## Requirement
Write out again, unaltered, the lines from the start through the line containing "plt.rcParams['font.family'] = ['Liberation".

## Supplied material
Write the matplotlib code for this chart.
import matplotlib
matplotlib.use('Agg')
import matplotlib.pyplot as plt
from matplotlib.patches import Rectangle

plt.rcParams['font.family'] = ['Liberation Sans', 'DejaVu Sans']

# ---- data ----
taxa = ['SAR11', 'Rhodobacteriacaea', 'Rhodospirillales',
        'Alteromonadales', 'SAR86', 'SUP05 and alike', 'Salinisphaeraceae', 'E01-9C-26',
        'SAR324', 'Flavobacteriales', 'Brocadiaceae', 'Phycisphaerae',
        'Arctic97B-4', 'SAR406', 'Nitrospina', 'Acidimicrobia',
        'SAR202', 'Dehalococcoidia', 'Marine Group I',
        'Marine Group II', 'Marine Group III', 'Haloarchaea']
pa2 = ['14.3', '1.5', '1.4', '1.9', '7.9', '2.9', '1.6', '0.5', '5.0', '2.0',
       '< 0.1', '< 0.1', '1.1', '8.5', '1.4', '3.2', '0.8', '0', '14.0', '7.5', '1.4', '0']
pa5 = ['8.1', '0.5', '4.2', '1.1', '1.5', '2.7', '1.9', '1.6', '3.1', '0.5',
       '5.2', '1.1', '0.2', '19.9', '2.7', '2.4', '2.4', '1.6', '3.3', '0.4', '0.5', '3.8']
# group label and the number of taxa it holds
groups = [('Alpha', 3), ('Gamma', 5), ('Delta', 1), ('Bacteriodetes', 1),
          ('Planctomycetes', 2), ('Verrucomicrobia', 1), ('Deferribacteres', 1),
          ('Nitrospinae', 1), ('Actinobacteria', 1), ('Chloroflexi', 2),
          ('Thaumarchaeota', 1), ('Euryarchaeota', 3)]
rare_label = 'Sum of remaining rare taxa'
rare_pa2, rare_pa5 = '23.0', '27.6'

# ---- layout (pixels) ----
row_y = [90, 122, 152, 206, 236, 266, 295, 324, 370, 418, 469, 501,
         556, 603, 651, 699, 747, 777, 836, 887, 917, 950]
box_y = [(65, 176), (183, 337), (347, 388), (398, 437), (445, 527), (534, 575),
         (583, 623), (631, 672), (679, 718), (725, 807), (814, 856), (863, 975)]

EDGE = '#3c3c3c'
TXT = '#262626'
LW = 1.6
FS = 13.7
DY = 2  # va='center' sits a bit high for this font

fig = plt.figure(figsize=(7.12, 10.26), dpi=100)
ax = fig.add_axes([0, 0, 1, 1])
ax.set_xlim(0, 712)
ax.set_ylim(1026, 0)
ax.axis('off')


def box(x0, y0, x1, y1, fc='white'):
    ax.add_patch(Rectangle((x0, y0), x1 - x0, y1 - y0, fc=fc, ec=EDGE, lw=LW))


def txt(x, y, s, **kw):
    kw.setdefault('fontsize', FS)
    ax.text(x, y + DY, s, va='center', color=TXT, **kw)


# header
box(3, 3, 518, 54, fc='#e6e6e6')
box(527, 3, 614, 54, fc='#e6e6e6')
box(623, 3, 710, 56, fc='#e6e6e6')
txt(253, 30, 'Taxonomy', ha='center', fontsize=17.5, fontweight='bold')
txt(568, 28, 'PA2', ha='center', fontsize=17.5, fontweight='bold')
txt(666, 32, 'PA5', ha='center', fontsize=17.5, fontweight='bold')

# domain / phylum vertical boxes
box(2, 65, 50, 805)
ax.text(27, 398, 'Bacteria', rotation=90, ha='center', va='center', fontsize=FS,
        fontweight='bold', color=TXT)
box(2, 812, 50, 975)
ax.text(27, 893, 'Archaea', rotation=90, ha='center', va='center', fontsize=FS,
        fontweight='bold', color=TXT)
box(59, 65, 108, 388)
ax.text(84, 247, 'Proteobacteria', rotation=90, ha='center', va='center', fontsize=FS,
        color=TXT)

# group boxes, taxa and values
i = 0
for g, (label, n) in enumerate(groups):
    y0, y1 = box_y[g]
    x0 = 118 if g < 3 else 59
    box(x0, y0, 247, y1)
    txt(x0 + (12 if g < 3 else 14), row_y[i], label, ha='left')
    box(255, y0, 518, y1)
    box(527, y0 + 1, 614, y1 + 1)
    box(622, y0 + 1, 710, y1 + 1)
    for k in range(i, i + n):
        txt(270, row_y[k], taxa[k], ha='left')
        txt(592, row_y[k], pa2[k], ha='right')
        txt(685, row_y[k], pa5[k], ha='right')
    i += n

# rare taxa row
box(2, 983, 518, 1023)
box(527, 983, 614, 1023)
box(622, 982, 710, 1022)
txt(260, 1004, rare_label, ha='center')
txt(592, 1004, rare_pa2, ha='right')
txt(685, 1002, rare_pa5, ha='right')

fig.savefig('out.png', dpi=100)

## Finished exercise
Write the matplotlib code for this chart.
import matplotlib
matplotlib.use('Agg')
import matplotlib.pyplot as plt
from matplotlib.patches import Rectangle

plt.rcParams['font.family'] = ['Liberation Sans', 'DejaVu Sans']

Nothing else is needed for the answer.